One our favorite documentarians, Ken Burns, has made Muhammad Ali, a four-part series (2 hours each segment) to be broadcast on PBS beginning nine days from now, Sunday, September 19th. Burns began work on the film the year Ali died, 2016. It is described as being comprehensive, because all previous treatments were focused on single events, or short spans of his life. Commentators are saying it is ‘mind-blowing.’
Muhammad Ali became a hero of mine while he was still Cassius Marcellus Clay, Jr., in 1963-64. The boxing match that would launch Ali’s amazing career was coming in late February 1964. My good hometown friend Lyman was rooting for Sonny Liston, even though Sonny was a criminal with Mob ties. I asked Lyman why, and he said Clay was too ‘mouthy’ and he wanted someone to shut him up. Lyman’s parents hailed from Georgia, and to folks in the South, a Black man speaking up too much was considered ‘getting uppity,’ Clay had learned from the wrestler ‘Gorgeous’ George Wagner that controversy was good for the box office, and that it gave him an advantage in the ring if he could annoy his opponent.

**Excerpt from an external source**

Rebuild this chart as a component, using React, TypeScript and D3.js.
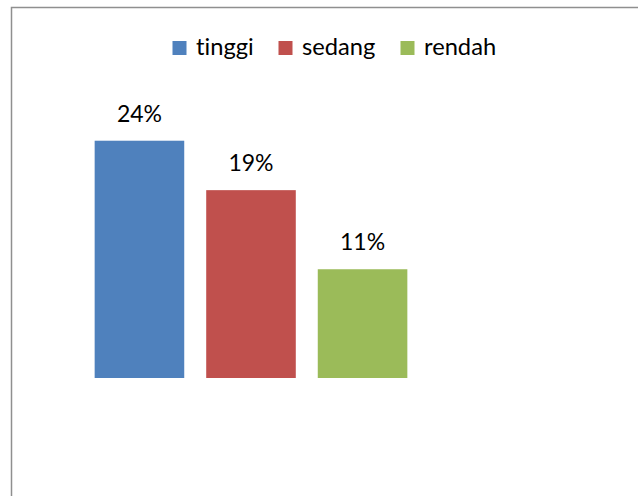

A week after beating Liston in a huge upset, Clay announced his name change to Mahammad Ali. I became a fan of Howard Cosell when he immediately began calling Ali by his new name, while other white sportswriters and announcers were very slow to do the same.
By 1966 Ali was speaking against the war in Vietnam and was persecuted for it. He was credited with saying two of the most cogent statements regarding his refusal to fight in that war: I ain’t got no quarrel with them Viet Cong, and no Viet Cong ever called me n****r.
Ali was a great man, and in some ways, truly the greatest. Excoriated by many in the 1960s and 70s, he became widely revered in the second half of his life, and his travels and humanitarian work made him the most recognized person on earth.